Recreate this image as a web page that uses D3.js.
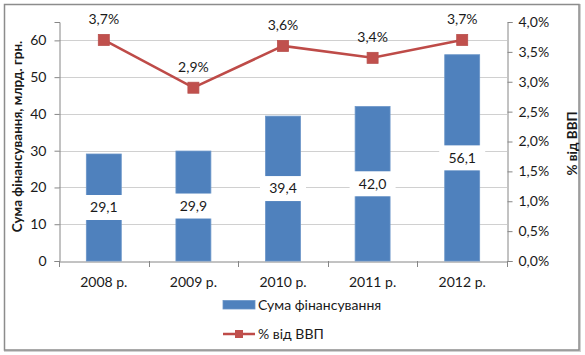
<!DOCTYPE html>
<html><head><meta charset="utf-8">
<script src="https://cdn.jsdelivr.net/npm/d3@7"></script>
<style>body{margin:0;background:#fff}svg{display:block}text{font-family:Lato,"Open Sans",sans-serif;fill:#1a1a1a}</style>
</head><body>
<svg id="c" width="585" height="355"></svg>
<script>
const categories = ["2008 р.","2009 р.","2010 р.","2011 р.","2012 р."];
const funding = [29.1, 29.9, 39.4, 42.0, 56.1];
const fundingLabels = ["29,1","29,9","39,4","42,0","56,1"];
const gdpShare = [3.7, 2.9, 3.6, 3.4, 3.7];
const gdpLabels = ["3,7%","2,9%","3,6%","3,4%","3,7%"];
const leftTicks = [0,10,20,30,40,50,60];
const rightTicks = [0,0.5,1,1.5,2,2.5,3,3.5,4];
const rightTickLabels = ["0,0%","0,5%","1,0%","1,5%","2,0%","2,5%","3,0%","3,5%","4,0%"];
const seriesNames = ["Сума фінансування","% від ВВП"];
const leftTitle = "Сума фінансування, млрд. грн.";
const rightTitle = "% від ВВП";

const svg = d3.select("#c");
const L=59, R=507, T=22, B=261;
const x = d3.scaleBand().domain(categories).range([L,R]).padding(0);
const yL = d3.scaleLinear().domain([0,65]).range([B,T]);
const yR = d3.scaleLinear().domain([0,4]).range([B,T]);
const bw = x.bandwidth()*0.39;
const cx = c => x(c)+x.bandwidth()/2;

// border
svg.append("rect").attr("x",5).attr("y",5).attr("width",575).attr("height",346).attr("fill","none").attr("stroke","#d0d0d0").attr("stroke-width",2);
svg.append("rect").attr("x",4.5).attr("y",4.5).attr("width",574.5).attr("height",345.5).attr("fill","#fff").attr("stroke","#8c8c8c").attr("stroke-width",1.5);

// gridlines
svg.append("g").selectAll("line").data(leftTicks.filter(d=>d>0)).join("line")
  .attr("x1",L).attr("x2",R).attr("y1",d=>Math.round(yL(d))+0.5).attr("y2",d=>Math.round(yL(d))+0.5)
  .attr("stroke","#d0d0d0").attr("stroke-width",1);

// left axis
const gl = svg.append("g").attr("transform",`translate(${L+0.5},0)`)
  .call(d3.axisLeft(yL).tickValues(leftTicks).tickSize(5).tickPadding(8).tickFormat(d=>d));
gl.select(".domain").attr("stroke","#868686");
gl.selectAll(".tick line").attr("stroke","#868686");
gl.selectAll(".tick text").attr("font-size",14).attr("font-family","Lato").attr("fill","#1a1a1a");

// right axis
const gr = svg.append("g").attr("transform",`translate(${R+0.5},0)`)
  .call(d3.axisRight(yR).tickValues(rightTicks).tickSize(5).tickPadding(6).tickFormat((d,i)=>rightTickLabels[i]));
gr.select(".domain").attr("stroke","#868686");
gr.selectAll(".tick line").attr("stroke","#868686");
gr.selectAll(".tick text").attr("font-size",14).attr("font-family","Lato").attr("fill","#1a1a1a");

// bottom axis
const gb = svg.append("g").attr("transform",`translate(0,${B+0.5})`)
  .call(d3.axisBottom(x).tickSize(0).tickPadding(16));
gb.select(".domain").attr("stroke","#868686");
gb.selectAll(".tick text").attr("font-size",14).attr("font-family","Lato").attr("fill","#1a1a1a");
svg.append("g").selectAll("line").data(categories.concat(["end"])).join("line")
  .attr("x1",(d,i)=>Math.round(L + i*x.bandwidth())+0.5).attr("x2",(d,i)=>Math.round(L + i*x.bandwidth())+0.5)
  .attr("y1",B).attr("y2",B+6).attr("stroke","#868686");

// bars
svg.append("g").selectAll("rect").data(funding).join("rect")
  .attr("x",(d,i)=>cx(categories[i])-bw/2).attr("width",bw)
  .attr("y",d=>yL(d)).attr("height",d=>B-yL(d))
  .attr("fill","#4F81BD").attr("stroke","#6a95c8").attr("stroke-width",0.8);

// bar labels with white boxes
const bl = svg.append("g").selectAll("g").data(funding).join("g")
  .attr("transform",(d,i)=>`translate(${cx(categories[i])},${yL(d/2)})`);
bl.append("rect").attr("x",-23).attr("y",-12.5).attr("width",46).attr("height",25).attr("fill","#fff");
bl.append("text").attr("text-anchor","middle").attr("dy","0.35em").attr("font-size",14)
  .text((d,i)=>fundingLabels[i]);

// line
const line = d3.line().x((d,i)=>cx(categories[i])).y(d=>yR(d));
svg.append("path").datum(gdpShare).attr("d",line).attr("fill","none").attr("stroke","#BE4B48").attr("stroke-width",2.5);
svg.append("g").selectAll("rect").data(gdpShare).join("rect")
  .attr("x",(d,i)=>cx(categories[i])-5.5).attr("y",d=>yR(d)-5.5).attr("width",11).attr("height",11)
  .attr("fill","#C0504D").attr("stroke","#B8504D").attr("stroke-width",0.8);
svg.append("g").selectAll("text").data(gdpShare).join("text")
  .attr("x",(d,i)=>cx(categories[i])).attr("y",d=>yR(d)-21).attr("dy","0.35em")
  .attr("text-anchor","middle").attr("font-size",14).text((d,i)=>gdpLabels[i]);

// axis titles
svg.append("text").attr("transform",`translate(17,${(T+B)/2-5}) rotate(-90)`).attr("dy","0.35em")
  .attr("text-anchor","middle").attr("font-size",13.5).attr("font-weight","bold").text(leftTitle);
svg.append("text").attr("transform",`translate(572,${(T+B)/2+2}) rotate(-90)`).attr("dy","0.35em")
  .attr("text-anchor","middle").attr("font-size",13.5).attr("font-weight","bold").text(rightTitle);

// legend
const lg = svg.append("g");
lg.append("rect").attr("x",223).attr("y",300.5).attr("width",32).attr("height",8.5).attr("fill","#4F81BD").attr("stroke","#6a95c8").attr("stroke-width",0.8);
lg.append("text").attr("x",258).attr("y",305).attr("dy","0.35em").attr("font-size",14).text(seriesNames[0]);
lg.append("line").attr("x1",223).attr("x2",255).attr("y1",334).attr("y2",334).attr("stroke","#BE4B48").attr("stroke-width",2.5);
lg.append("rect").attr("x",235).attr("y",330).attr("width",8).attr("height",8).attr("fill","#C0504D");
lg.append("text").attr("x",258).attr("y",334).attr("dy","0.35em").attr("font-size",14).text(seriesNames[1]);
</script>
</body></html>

═══

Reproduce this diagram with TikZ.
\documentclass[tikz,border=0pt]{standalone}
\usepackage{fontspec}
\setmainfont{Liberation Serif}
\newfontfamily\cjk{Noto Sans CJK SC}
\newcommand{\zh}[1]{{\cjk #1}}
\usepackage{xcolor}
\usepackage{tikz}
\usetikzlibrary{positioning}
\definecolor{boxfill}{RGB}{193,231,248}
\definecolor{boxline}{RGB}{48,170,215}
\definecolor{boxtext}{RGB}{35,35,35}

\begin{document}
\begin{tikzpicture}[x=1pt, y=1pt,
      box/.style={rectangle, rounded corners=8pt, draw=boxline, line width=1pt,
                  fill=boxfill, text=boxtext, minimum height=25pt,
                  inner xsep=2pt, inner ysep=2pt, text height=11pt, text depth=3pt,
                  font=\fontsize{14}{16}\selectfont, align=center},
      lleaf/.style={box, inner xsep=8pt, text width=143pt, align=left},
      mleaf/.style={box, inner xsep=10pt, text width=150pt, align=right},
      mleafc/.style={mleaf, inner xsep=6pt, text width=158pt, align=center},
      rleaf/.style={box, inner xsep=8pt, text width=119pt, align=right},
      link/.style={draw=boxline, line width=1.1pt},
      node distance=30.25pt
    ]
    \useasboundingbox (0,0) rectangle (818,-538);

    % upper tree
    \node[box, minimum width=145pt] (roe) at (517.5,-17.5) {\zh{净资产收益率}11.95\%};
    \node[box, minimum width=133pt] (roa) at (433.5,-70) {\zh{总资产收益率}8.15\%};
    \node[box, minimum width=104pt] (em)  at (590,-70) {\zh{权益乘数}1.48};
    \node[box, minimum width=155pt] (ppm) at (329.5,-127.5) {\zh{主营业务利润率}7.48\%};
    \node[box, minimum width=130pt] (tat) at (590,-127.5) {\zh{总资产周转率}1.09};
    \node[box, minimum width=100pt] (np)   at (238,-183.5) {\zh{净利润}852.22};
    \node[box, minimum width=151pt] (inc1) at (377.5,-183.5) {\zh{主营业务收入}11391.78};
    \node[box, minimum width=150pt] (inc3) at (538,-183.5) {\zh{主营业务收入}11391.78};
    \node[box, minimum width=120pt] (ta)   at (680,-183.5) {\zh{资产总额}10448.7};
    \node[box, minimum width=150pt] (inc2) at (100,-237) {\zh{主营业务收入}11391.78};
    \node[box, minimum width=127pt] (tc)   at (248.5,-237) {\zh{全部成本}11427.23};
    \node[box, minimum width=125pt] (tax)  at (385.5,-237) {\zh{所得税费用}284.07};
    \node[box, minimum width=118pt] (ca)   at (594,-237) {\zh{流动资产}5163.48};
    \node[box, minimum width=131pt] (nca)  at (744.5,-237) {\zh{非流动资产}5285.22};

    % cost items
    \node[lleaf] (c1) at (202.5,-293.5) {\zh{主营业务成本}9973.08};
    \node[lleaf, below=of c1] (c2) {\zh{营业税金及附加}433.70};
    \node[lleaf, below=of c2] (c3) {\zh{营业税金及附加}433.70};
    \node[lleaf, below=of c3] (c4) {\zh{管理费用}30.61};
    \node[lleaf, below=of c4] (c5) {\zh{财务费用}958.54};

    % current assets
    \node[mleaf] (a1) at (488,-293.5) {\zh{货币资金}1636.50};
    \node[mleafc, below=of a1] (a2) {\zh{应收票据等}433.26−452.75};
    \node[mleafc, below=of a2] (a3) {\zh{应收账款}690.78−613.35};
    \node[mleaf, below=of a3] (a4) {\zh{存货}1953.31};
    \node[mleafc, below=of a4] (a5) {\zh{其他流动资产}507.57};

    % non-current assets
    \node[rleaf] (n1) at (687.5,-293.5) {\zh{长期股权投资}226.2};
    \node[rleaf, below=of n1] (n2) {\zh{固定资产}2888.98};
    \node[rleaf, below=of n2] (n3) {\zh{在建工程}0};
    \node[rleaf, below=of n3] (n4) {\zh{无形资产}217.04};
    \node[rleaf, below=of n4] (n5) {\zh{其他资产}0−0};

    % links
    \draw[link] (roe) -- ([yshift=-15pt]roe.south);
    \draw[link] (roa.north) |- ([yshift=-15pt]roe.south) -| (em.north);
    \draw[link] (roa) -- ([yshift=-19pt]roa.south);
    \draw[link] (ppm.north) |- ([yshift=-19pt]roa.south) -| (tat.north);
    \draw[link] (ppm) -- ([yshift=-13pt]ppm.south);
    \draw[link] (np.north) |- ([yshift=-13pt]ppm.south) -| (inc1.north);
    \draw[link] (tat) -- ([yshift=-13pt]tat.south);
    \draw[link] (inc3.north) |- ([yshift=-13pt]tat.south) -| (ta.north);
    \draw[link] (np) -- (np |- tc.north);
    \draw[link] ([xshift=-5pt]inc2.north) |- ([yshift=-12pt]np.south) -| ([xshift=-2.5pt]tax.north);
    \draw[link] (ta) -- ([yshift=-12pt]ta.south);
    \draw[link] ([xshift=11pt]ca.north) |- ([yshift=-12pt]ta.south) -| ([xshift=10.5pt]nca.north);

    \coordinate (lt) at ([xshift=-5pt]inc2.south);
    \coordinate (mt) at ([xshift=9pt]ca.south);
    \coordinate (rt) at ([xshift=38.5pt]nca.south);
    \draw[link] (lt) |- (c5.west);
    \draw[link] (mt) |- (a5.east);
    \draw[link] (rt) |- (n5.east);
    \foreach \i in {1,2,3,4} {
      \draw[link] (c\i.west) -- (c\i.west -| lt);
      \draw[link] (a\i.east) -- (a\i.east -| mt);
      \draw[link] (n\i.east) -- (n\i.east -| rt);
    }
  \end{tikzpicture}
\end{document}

═══

PROBLEM ▸
Above are some lines. Repeat exactly, and only, those from the line that has "Reproduce this diagram with TikZ." through the line that has "(0,0) rectangle (818,-538);".

RESPONSE TO THIS EXERCISE ▸
Reproduce this diagram with TikZ.
\documentclass[tikz,border=0pt]{standalone}
\usepackage{fontspec}
\setmainfont{Liberation Serif}
\newfontfamily\cjk{Noto Sans CJK SC}
\newcommand{\zh}[1]{{\cjk #1}}
\usepackage{xcolor}
\usepackage{tikz}
\usetikzlibrary{positioning}
\definecolor{boxfill}{RGB}{193,231,248}
\definecolor{boxline}{RGB}{48,170,215}
\definecolor{boxtext}{RGB}{35,35,35}

\begin{document}
\begin{tikzpicture}[x=1pt, y=1pt,
      box/.style={rectangle, rounded corners=8pt, draw=boxline, line width=1pt,
                  fill=boxfill, text=boxtext, minimum height=25pt,
                  inner xsep=2pt, inner ysep=2pt, text height=11pt, text depth=3pt,
                  font=\fontsize{14}{16}\selectfont, align=center},
      lleaf/.style={box, inner xsep=8pt, text width=143pt, align=left},
      mleaf/.style={box, inner xsep=10pt, text width=150pt, align=right},
      mleafc/.style={mleaf, inner xsep=6pt, text width=158pt, align=center},
      rleaf/.style={box, inner xsep=8pt, text width=119pt, align=right},
      link/.style={draw=boxline, line width=1.1pt},
      node distance=30.25pt
    ]
    \useasboundingbox (0,0) rectangle (818,-538);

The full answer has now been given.